I don’t know that there is any easy answer or rule of thumb- place of origin? Some of the UK Islands were mastered by Sterling in NY. Searching out the best sounding iterations is different than collecting, though they overlap--- sometimes, the best sounding one is the earliest pressing from the country of origin and is also collectible. And sometimes, the records were produced in such small runs that you don’t have much choice except over the condition of the copy, particularly small to private label stuff or obscurities that never found a market and were pressed once (apart from much later reissues, some of dubious origin).

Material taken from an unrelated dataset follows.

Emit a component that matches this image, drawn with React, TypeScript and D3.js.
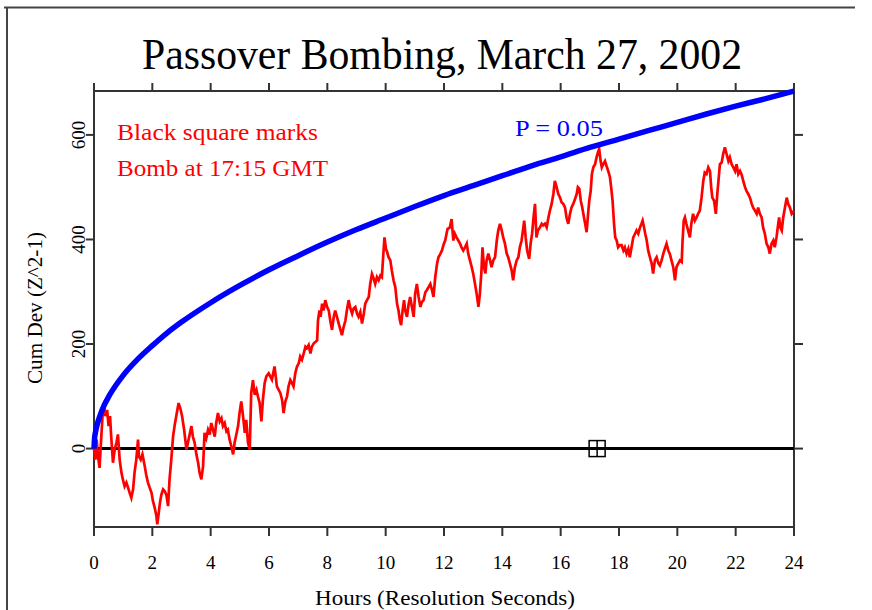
import React from "react";
import * as d3 from "d3";

const title = "Passover Bombing, March 27, 2002";
const xLabel = "Hours (Resolution Seconds)";
const yLabel = "Cum Dev (Z^2-1)";
const legendLines = ["Black square marks", "Bomb at 17:15 GMT"];
const pLabel = "P = 0.05";

const xTicks = [0, 2, 4, 6, 8, 10, 12, 14, 16, 18, 20, 22, 24];
const yTicks = [0, 200, 400, 600];
const xDomain = [0, 24];
const yDomain = [-150, 684];
const bombHour = 17.25;

const blueHours = [0, 0.02, 0.05, 0.1, 0.2, 0.35, 0.5, 0.75, 1, 1.5, 2, 2.5, 3, 4, 5, 6, 7, 8, 9, 10, 11, 12, 13, 14, 15, 16, 17, 18, 19, 20, 21, 22, 23, 24];
const blueValues = [0, 20, 31, 44, 62, 83, 99, 121, 140, 171, 197, 221, 242, 279, 312, 342, 369, 395, 419, 441, 463, 484, 503, 522, 541, 558, 576, 592, 608, 624, 640, 655, 669, 684];

const redHours = [
  0, 0.05, 0.09, 0.14, 0.19, 0.25, 0.30, 0.34, 0.39, 0.45, 0.50, 0.55, 0.59, 0.65, 0.71, 0.77, 0.82, 0.88, 0.94, 0.99,
  1.05, 1.11, 1.17, 1.22, 1.28, 1.34, 1.39, 1.45, 1.51, 1.54, 1.60, 1.66, 1.74, 1.79, 1.85, 1.91, 1.97, 2.02, 2.08, 2.14,
  2.17, 2.22, 2.26, 2.31, 2.37, 2.42, 2.48, 2.54, 2.59, 2.65, 2.71, 2.77, 2.82, 2.90, 2.96, 3.02, 3.09, 3.17, 3.22, 3.28,
  3.34, 3.39, 3.45, 3.51, 3.57, 3.62, 3.68, 3.74, 3.79, 3.85, 3.91, 3.97, 4.02, 4.08, 4.14, 4.19, 4.25, 4.31, 4.37, 4.42,
  4.48, 4.54, 4.59, 4.65, 4.71, 4.77, 4.82, 4.88, 4.94, 4.99, 5.05, 5.11, 5.17, 5.22, 5.28, 5.34, 5.39, 5.45, 5.51, 5.57,
  5.62, 5.68, 5.74, 5.79, 5.85, 5.91, 5.99, 6.10, 6.19, 6.27, 6.39, 6.45, 6.50, 6.56, 6.62, 6.67, 6.73, 6.79, 6.84, 6.90,
  6.96, 7.02, 7.07, 7.13, 7.19, 7.25, 7.30, 7.36, 7.42, 7.47, 7.53, 7.59, 7.65, 7.68, 7.73, 7.77, 7.82, 7.87, 7.93, 7.99,
  8.05, 8.10, 8.16, 8.22, 8.27, 8.33, 8.39, 8.45, 8.50, 8.56, 8.62, 8.67, 8.73, 8.79, 8.85, 8.90, 8.96, 9.02, 9.07, 9.13,
  9.19, 9.25, 9.30, 9.36, 9.42, 9.47, 9.53, 9.59, 9.64, 9.70, 9.76, 9.82, 9.87, 9.92, 9.96, 10.01, 10.05, 10.10, 10.16, 10.21,
  10.27, 10.33, 10.39, 10.44, 10.49, 10.53, 10.58, 10.63, 10.67, 10.73, 10.79, 10.84, 10.90, 10.96, 11.01, 11.07, 11.13, 11.19, 11.24, 11.30,
  11.36, 11.41, 11.47, 11.53, 11.59, 11.64, 11.70, 11.76, 11.81, 11.87, 11.93, 11.99, 12.04, 12.12, 12.20, 12.26, 12.32, 12.37, 12.43, 12.49,
  12.55, 12.60, 12.66, 12.72, 12.78, 12.83, 12.89, 12.95, 13.00, 13.06, 13.12, 13.18, 13.23, 13.28, 13.32, 13.37, 13.42, 13.46, 13.52, 13.58,
  13.63, 13.69, 13.75, 13.81, 13.86, 13.92, 13.98, 14.03, 14.09, 14.15, 14.20, 14.26, 14.32, 14.37, 14.43, 14.49, 14.55, 14.60, 14.66, 14.72,
  14.75, 14.80, 14.85, 14.92, 14.97, 15.02, 15.07, 15.12, 15.17, 15.22, 15.29, 15.35, 15.40, 15.46, 15.52, 15.58, 15.63, 15.69, 15.75, 15.80,
  15.86, 15.92, 15.98, 16.03, 16.09, 16.15, 16.20, 16.26, 16.32, 16.37, 16.43, 16.49, 16.55, 16.59, 16.64, 16.69, 16.74, 16.80, 16.84, 16.89,
  16.94, 16.98, 17.03, 17.07, 17.12, 17.18, 17.23, 17.29, 17.32, 17.37, 17.41, 17.46, 17.52, 17.57, 17.63, 17.69, 17.73, 17.78, 17.83, 17.87,
  17.92, 17.97, 18.03, 18.09, 18.15, 18.20, 18.26, 18.32, 18.37, 18.43, 18.49, 18.55, 18.60, 18.66, 18.72, 18.77, 18.81, 18.86, 18.90, 18.95,
  19.00, 19.06, 19.12, 19.17, 19.23, 19.29, 19.35, 19.40, 19.46, 19.52, 19.57, 19.63, 19.69, 19.74, 19.80, 19.86, 19.92, 19.97, 20.03, 20.09,
  20.15, 20.18, 20.22, 20.26, 20.31, 20.37, 20.43, 20.48, 20.54, 20.60, 20.66, 20.71, 20.77, 20.83, 20.89, 20.94, 21.00, 21.06, 21.12, 21.16,
  21.20, 21.26, 21.32, 21.37, 21.41, 21.46, 21.52, 21.57, 21.63, 21.69, 21.75, 21.80, 21.86, 21.92, 21.98, 22.03, 22.09, 22.15, 22.20, 22.26,
  22.32, 22.37, 22.43, 22.49, 22.55, 22.60, 22.66, 22.72, 22.77, 22.83, 22.89, 22.94, 23.00, 23.06, 23.12, 23.17, 23.23, 23.29, 23.34, 23.40,
  23.46, 23.49, 23.53, 23.58, 23.63, 23.69, 23.75, 23.80, 23.86, 23.92, 24.00
];
const redValues = [
  0, -21, 17, -15, -37, 23, 68, 84, 62, 74, 43, 62, 23, -27, -2, 11, 27, -21, -46, -59,
  -72, -65, -75, -84, -94, -78, -46, -21, 17, -15, -21, -11, -34, -50, -65, -75, -84, -100, -113, -129,
  -145, -123, -104, -88, -78, -81, -88, -110, -59, -21, 23, 46, 62, 87, 77, 62, 36, -2, 11, 27,
  43, 23, 11, -11, -27, -46, -59, -34, 30, 20, 36, 27, 49, 36, 23, 49, 68, 52, 58, 43,
  49, 33, 36, 17, 4, -11, 11, 27, 43, 68, 90, 62, 30, 55, 11, -2, 106, 131, 103, 112,
  100, 87, 52, 93, 125, 138, 144, 132, 157, 119, 106, 93, 68, 90, 100, 119, 131, 125, 119, 144,
  157, 163, 176, 170, 182, 195, 192, 198, 182, 195, 201, 204, 207, 245, 264, 252, 277, 264, 284, 271,
  264, 245, 227, 252, 264, 252, 239, 227, 217, 233, 245, 264, 284, 268, 258, 268, 271, 258, 252, 261,
  239, 258, 277, 284, 290, 315, 334, 325, 315, 328, 322, 331, 328, 372, 404, 382, 376, 366, 360, 341,
  322, 309, 277, 264, 245, 236, 264, 284, 264, 252, 277, 290, 271, 252, 296, 315, 290, 271, 280, 284,
  299, 303, 309, 315, 303, 290, 328, 353, 366, 372, 379, 391, 398, 420, 423, 439, 398, 411, 404, 398,
  392, 385, 379, 385, 392, 373, 360, 347, 335, 316, 296, 271, 296, 335, 385, 347, 335, 360, 373, 360,
  347, 360, 366, 398, 417, 430, 417, 404, 392, 373, 366, 354, 341, 322, 347, 360, 366, 385, 398, 423,
  436, 404, 379, 363, 392, 411, 442, 468, 404, 417, 423, 430, 427, 430, 423, 442, 455, 468, 487, 512,
  500, 487, 480, 471, 468, 461, 442, 430, 449, 461, 468, 477, 487, 500, 497, 474, 461, 442, 430, 414,
  449, 474, 493, 525, 538, 544, 557, 569, 573, 550, 538, 544, 550, 541, 531, 519, 500, 474, 430, 404,
  398, 385, 389, 389, 379, 385, 373, 382, 366, 385, 404, 411, 417, 411, 423, 430, 436, 423, 411, 398,
  379, 366, 354, 335, 360, 366, 354, 350, 360, 373, 382, 392, 379, 373, 360, 347, 322, 347, 354, 360,
  357, 398, 436, 442, 430, 417, 404, 430, 449, 436, 442, 449, 455, 480, 512, 528, 525, 538, 531, 500,
  480, 474, 449, 487, 512, 544, 547, 563, 576, 563, 550, 557, 544, 538, 531, 544, 525, 531, 525, 512,
  500, 493, 487, 480, 468, 461, 455, 449, 461, 449, 442, 423, 411, 392, 385, 373, 392, 398, 385, 404,
  430, 442, 423, 417, 442, 461, 480, 468, 461, 449, 455
];

const W = 872;
const H = 610;
const M = { left: 94, right: 794, top: 91, bottom: 527 };
const SERIF = "'Liberation Serif', 'Times New Roman', Times, serif";
const AXIS = "#333";

export default function App() {
  const x = d3.scaleLinear().domain(xDomain).range([M.left, M.right]);
  const y = d3.scaleLinear().domain(yDomain).range([M.bottom, M.top]);

  const blueData = blueHours.map((h, i) => [h, blueValues[i]] as [number, number]);
  const redData = redHours.map((h, i) => [h, redValues[i]] as [number, number]);

  const blueLine = d3.line<[number, number]>().x((d) => x(d[0])).y((d) => y(d[1])).curve(d3.curveMonotoneX);
  const redLine = d3.line<[number, number]>().x((d) => x(d[0])).y((d) => y(d[1]));

  const bx = x(bombHour);
  const by = y(0);
  const sq = 8;

  return (
    <svg width={W} height={H} style={{ position: "absolute", left: 0, top: 0, background: "#fff" }}>
      <rect x={0} y={0} width={W} height={H} fill="#fff" />
      {/* outer frame */}
      <line x1={4} x2={855} y1={7.5} y2={7.5} stroke="#444" strokeWidth={2} />
      <line x1={7} x2={7} y1={7} y2={H} stroke="#444" strokeWidth={2} />

      <text x={142} y={69} fontFamily={SERIF} fontSize={44} textLength={600} lengthAdjust="spacingAndGlyphs" fill="#000">
        {title}
      </text>

      {/* plot box */}
      <rect x={M.left} y={M.top} width={M.right - M.left} height={M.bottom - M.top} fill="none" stroke={AXIS} strokeWidth={2} />
      {xTicks.map((t) => (
        <g key={"xt" + t}>
          <line x1={x(t)} x2={x(t)} y1={M.bottom} y2={M.bottom + 9} stroke={AXIS} strokeWidth={2} />
          <line x1={x(t)} x2={x(t)} y1={M.top} y2={M.top - 8} stroke={AXIS} strokeWidth={2} />
          <text x={x(t)} y={569} textAnchor="middle" fontFamily={SERIF} fontSize={19} fill="#000">
            {t}
          </text>
        </g>
      ))}
      {yTicks.map((t) => (
        <g key={"yt" + t}>
          <line x1={M.left} x2={M.left - 8} y1={y(t)} y2={y(t)} stroke={AXIS} strokeWidth={2} />
          <line x1={M.right} x2={M.right + 9} y1={y(t)} y2={y(t)} stroke={AXIS} strokeWidth={2} />
          <text transform={`translate(85,${y(t)}) rotate(-90)`} textAnchor="middle" fontFamily={SERIF} fontSize={19} fill="#000">
            {t}
          </text>
        </g>
      ))}

      <text x={445} y={605} textAnchor="middle" fontFamily={SERIF} fontSize={21} textLength={260} lengthAdjust="spacingAndGlyphs" fill="#000">
        {xLabel}
      </text>
      <text transform={`translate(42,308) rotate(-90)`} textAnchor="middle" fontFamily={SERIF} fontSize={20} textLength={152} lengthAdjust="spacingAndGlyphs" fill="#000">
        {yLabel}
      </text>

      {/* zero line */}
      <line x1={x(0)} x2={x(24)} y1={y(0)} y2={y(0)} stroke="#000" strokeWidth={3} />

      {/* data */}
      <path d={redLine(redData) || ""} fill="none" stroke="#ff0000" strokeWidth={2.7} strokeLinejoin="miter" />
      <path d={blueLine(blueData) || ""} fill="none" stroke="#0000ff" strokeWidth={5.5} />

      {/* bomb marker */}
      <g stroke="#000" strokeWidth={1.5} fill="none">
        <rect x={bx - sq} y={by - sq} width={sq * 2} height={sq * 2} />
        <line x1={bx} x2={bx} y1={by - sq} y2={by + sq} />
      </g>

      {/* legends */}
      {legendLines.map((s, i) => (
        <text key={s} x={117} y={140 + i * 36} fontFamily={SERIF} fontSize={23} textLength={i === 0 ? 201 : 211} lengthAdjust="spacingAndGlyphs" fill="#ff0000">
          {s}
        </text>
      ))}
      <text x={515} y={136} fontFamily={SERIF} fontSize={23} textLength={88} lengthAdjust="spacingAndGlyphs" fill="#0000ff">
        {pLabel}
      </text>
    </svg>
  );
}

Then there’s the vinyl quality itself, which declined precipitously in the ’70s in the U.S.
FWIW, I used to think that Japanese pressings were usually EQ’d brighter and relied on safeties but some jazz and early prog is good on Japanese-- as is some rock. I think you hunt, compare and try to find what matches your fervor, budget and what’s available- thus, folks with a dozen copies of the same record as part of the quest.